Telecom operator Du, Dubai Electricity and Water (Dewa) and road toll operator Salik – defensive stocks because of their largely predictable revenues – have all attracted net foreign inflows. Those showing the biggest outflows tend to be small-cap companies which attract speculative traders, although foreign investors have also been net sellers in freezone operator Tecom and real estate developer Union Properties.

Blue-chip companies such as Emaar Properties, subsidiary Emaar Development, and Dubai’s top bank Emirates NBD are little changed in terms of foreign ownership.

“There are so many macroeconomic sources of volatility affecting asset classes, it doesn’t make sense to attribute market moves to one specific variable, such as a declining dollar,” says Khan.

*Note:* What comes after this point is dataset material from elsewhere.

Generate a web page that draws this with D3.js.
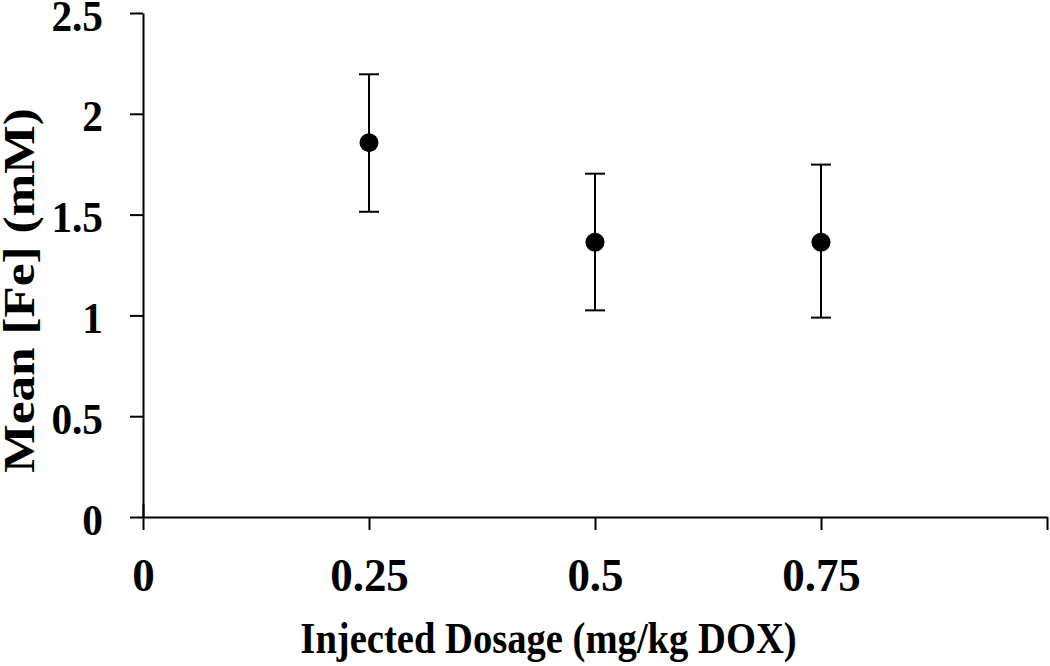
<!DOCTYPE html>
<html>
<head>
<meta charset="utf-8">
<script src="https://cdn.jsdelivr.net/npm/d3@7"></script>
<style>
  html, body { margin: 0; padding: 0; background: #fff; }
  svg { display: block; }
  text { font-family: "Liberation Serif", "Times New Roman", serif; font-weight: bold; fill: #000; }
</style>
</head>
<body>
<svg id="chart" width="1050" height="666"></svg>
<script>
// Data
const dosages = [0.25, 0.5, 0.75];
const meanFe = [1.857, 1.363, 1.363];
const upperFe = [2.196, 1.703, 1.748];
const lowerFe = [1.514, 1.025, 0.989];
const xTicks = [0, 0.25, 0.5, 0.75, 1.0];
const xTickLabels = ["0", "0.25", "0.5", "0.75", ""];
const yTicks = [0, 0.5, 1, 1.5, 2, 2.5];
const yTickLabels = ["0", "0.5", "1", "1.5", "2", "2.5"];
const xTitle = "Injected Dosage (mg/kg DOX)";
const yTitle = "Mean [Fe] (mM)";

const svg = d3.select("#chart");
const x = d3.scaleLinear().domain([0, 1]).range([143, 1047]);
const y = d3.scaleLinear().domain([0, 2.5]).range([517, 13]);

// Y axis
const yAxis = d3.axisLeft(y).tickValues(yTicks)
  .tickFormat((d, i) => yTickLabels[i]).tickSize(13).tickSizeOuter(0);
const gy = svg.append("g").attr("transform", `translate(${x(0)},0)`).call(yAxis);
gy.select(".domain").attr("stroke", "#000").attr("stroke-width", 2);
gy.selectAll(".tick line").attr("stroke", "#000").attr("stroke-width", 2);
gy.selectAll(".tick text").attr("font-size", 41.3).attr("x", 0).attr("y", 0).attr("dy", 0)
  .attr("text-anchor", "end")
  .attr("transform", "translate(-40,17) scale(1,1.05)")
  .style("font-family", "Liberation Serif").style("font-weight", "bold");

// X axis
const xAxis = d3.axisBottom(x).tickValues(xTicks)
  .tickFormat((d, i) => xTickLabels[i]).tickSize(13).tickSizeOuter(0);
const gx = svg.append("g").attr("transform", `translate(0,${y(0)})`).call(xAxis);
gx.select(".domain").attr("stroke", "#000").attr("stroke-width", 2);
gx.selectAll(".tick line").attr("stroke", "#000").attr("stroke-width", 2)
  .attr("y1", d => d === 0 ? -13 : 0);
gx.selectAll(".tick text").attr("font-size", 45).attr("x", 0).attr("y", 0).attr("dy", 0)
  .attr("transform", "translate(0,74) scale(1,1.04)")
  .style("font-family", "Liberation Serif").style("font-weight", "bold");

// Error bars
const pts = dosages.map((d, i) => ({ x: d, m: meanFe[i], hi: upperFe[i], lo: lowerFe[i] }));
const eb = svg.append("g").attr("stroke", "#000").attr("stroke-width", 2);
eb.selectAll("line.v").data(pts).join("line").attr("class", "v")
  .attr("x1", d => x(d.x)).attr("x2", d => x(d.x))
  .attr("y1", d => y(d.hi)).attr("y2", d => y(d.lo));
eb.selectAll("line.t").data(pts).join("line").attr("class", "t")
  .attr("x1", d => x(d.x) - 10).attr("x2", d => x(d.x) + 10)
  .attr("y1", d => y(d.hi)).attr("y2", d => y(d.hi));
eb.selectAll("line.b").data(pts).join("line").attr("class", "b")
  .attr("x1", d => x(d.x) - 10).attr("x2", d => x(d.x) + 10)
  .attr("y1", d => y(d.lo)).attr("y2", d => y(d.lo));

// Markers
svg.append("g").selectAll("circle").data(pts).join("circle")
  .attr("cx", d => x(d.x)).attr("cy", d => y(d.m)).attr("r", 9.5).attr("fill", "#000");

// Titles
svg.append("text").attr("transform", "translate(548.5,653) scale(1,1.17)")
  .attr("text-anchor", "middle").attr("font-size", 38.6).text(xTitle);
svg.append("text").attr("transform", "translate(34,290.5) rotate(-90) scale(1.166,1)")
  .attr("text-anchor", "middle").attr("font-size", 44).text(yTitle);
</script>
</body>
</html>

Foreign investor activity on other Gulf bourses has been mixed. Overseas investors were net buyers of AED8.5 billion ($2.3 billion) of Abu Dhabi stocks in the first quarter of 2025 and net buyers KWD83.9 million ($274 million) of Kuwaiti equities in March. 

But they were net sellers of SAR1.53 billion ($408 million) of Saudi Arabian shares the same month. In all, foreigners own 10.3 percent of Saudi companies’ free-float shares, Riyadh’s Al Jazira Capital estimates.

“Some stocks are pricing in a very sharp drop in oil prices which would cause Saudi Arabia to slash infrastructure spending,” says Khan. “However, in some of these cases, the companies in question have multi-year order backlogs and are in the middle of projects. A complete cancellation of projects is very unlikely.”

For global or emerging market investors, it is often easier to take a broad brush and reduce holdings across hydrocarbon exporting countries to reallocate to hydrocarbon-importing countries, Khan says.

Expectations that the dollar will probably fall further will deter emerging market funds with a non-dollar base reporting currency to invest in Gulf stocks. That will also push those already invested in regional stocks to reduce their positions in this new environment, says Rohit Chawdhry, chief investment officer at Dubai’s Cross Alpha.

“Non-dollar-pegged emerging markets will attract increased inflows – such as Brazil, India and South Korea given that their currencies may appreciate further and their stock markets have already corrected since last September,” adds Chawdhry.